RRSP and mortgage: a winning combination!
Because you probably have a substantial amount in your RRSP that you could use through the Home Buyer’s Plan (HBP) also known as RAP.
The Home Buyer’s Plan (HBP) is a Canada Revenue Agency program that allows you, if you’re a first-time home buyer or haven’t owned a home for the last 5 years, to withdraw up to $25,000 ($50,000 for a couple), tax free, from your registered retirement savings plan (RRSP) to buy or build your home. It’s the perfect opportunity to increase your down payment.
After the second year following your withdrawal, you must begin to repay at least 1/15th of the amount borrowed from your RRSP until you have reimbursed the total amount, over a period of 15 years.
The property to be financed must meet 3 criterias for HBP admissibility:
- must be located on Canadian soil;
- must be purchased or built before October 1st of the year following withdrawal from the RRSP;
- must become the borrower’s principal residence, at the latest one year after purchase or construction.

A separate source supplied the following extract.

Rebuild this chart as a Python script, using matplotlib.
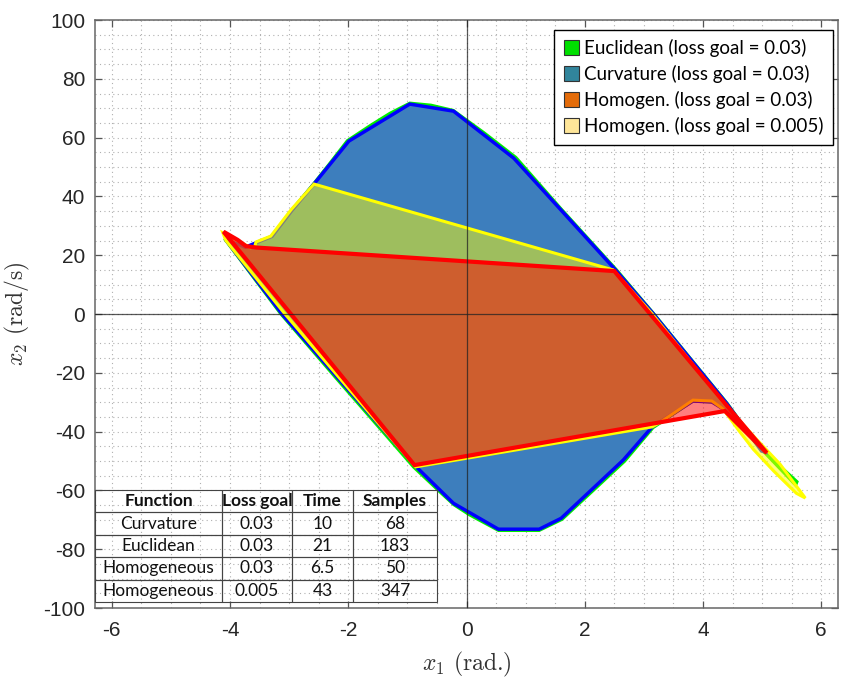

In order for you to use funds from your RRSP, the amount in question must have been deposited for at least 90 days. You can take advantage of this program more than once, as long as you have completely reimbursed your previous HPB according to the prescribed deadline.
If you haven’t saved up the admissible $25,000 or if you don’t have an RRSP, you can still benefit from the HBP program by taking out a Laurentian Bank RRSP loan.
The process is simple:
- Step 1: Borrow the necessary amount from Laurentian Bank, taking into account your needs and your unused RRSP contributions.
- Step 2: Invest the borrowed amount into a Laurentian Bank RRSP.
- Step 3: After a minimum of 90 days, withdraw the amount from your RRSP as part of the HBP program and reimburse your loan.
- Result: You are now eligible for a tax return that you can apply towards costs relative to the purchase of your home, such as your down payment, notary fees, etc…!
Remember that you must reimburse each 1/15th of the amount borrowed from your RRS P, over a maximum of 15 years.
This mortgage product is for you if:
- This is your first experience as a homebuyer or you have not owned property for the last 5 years1.
This product is not for you if:
- You do not wish to use your RRSPs to increase your down payment.